**Provided data**
+ + + + +
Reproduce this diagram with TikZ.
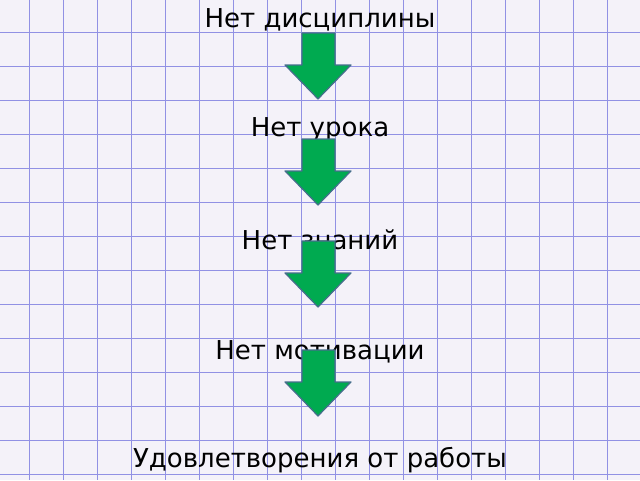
\documentclass[tikz,border=0pt]{standalone}
\usepackage{fontspec}
\setmainfont{DejaVu Sans}
\definecolor{paper}{RGB}{244,242,249}
\definecolor{gridline}{RGB}{145,145,228}
\definecolor{arrowfill}{RGB}{0,170,80}
\definecolor{arrowline}{RGB}{70,110,140}
\begin{document}
\begin{tikzpicture}[x=1pt,y=-1pt,
        label text/.style={font=\fontsize{26}{30}\selectfont,text=black,inner sep=0pt},
        down arrow/.style={fill=arrowfill,draw=arrowline,line width=1.2pt,line join=round}]
    \fill[paper] (0,0) rectangle (640,480);
    \useasboundingbox (0,0) rectangle (640,480);
    \foreach \gx in {29,63,...,640} \draw[gridline,line width=1pt] (\gx,0) -- (\gx,480);
    \foreach \gy in {32,66,...,480} \draw[gridline,line width=1pt] (0,\gy) -- (640,\gy);
    \node[label text] (discipline) at (320,20) {Нет дисциплины};
    \node[label text] (lesson) at (320,130) {Нет урока};
    \node[label text] (knowledge) at (320,240) {Нет знаний};
    \node[label text] (motivation) at (320,352) {Нет мотивации};
    \node[label text] (satisfaction) at (320,460) {Удовлетворения от работы};
    % block arrows
    \foreach \top in {33,139,241,350}
        \draw[down arrow] (302,\top) -- (335,\top) -- (335,\top+32) -- (351,\top+32)
            -- (318,\top+66) -- (285,\top+32) -- (302,\top+32) -- cycle;
\end{tikzpicture}
\end{document}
+ + + + +
**Your goal**
Go through the listing above and write it all out exactly, leaving out any picture.

**Response for this exercise**
Reproduce this diagram with TikZ.
\documentclass[tikz,border=0pt]{standalone}
\usepackage{fontspec}
\setmainfont{DejaVu Sans}
\definecolor{paper}{RGB}{244,242,249}
\definecolor{gridline}{RGB}{145,145,228}
\definecolor{arrowfill}{RGB}{0,170,80}
\definecolor{arrowline}{RGB}{70,110,140}
\begin{document}
\begin{tikzpicture}[x=1pt,y=-1pt,
        label text/.style={font=\fontsize{26}{30}\selectfont,text=black,inner sep=0pt},
        down arrow/.style={fill=arrowfill,draw=arrowline,line width=1.2pt,line join=round}]
    \fill[paper] (0,0) rectangle (640,480);
    \useasboundingbox (0,0) rectangle (640,480);
    \foreach \gx in {29,63,...,640} \draw[gridline,line width=1pt] (\gx,0) -- (\gx,480);
    \foreach \gy in {32,66,...,480} \draw[gridline,line width=1pt] (0,\gy) -- (640,\gy);
    \node[label text] (discipline) at (320,20) {Нет дисциплины};
    \node[label text] (lesson) at (320,130) {Нет урока};
    \node[label text] (knowledge) at (320,240) {Нет знаний};
    \node[label text] (motivation) at (320,352) {Нет мотивации};
    \node[label text] (satisfaction) at (320,460) {Удовлетворения от работы};
    % block arrows
    \foreach \top in {33,139,241,350}
        \draw[down arrow] (302,\top) -- (335,\top) -- (335,\top+32) -- (351,\top+32)
            -- (318,\top+66) -- (285,\top+32) -- (302,\top+32) -- cycle;
\end{tikzpicture}
\end{document}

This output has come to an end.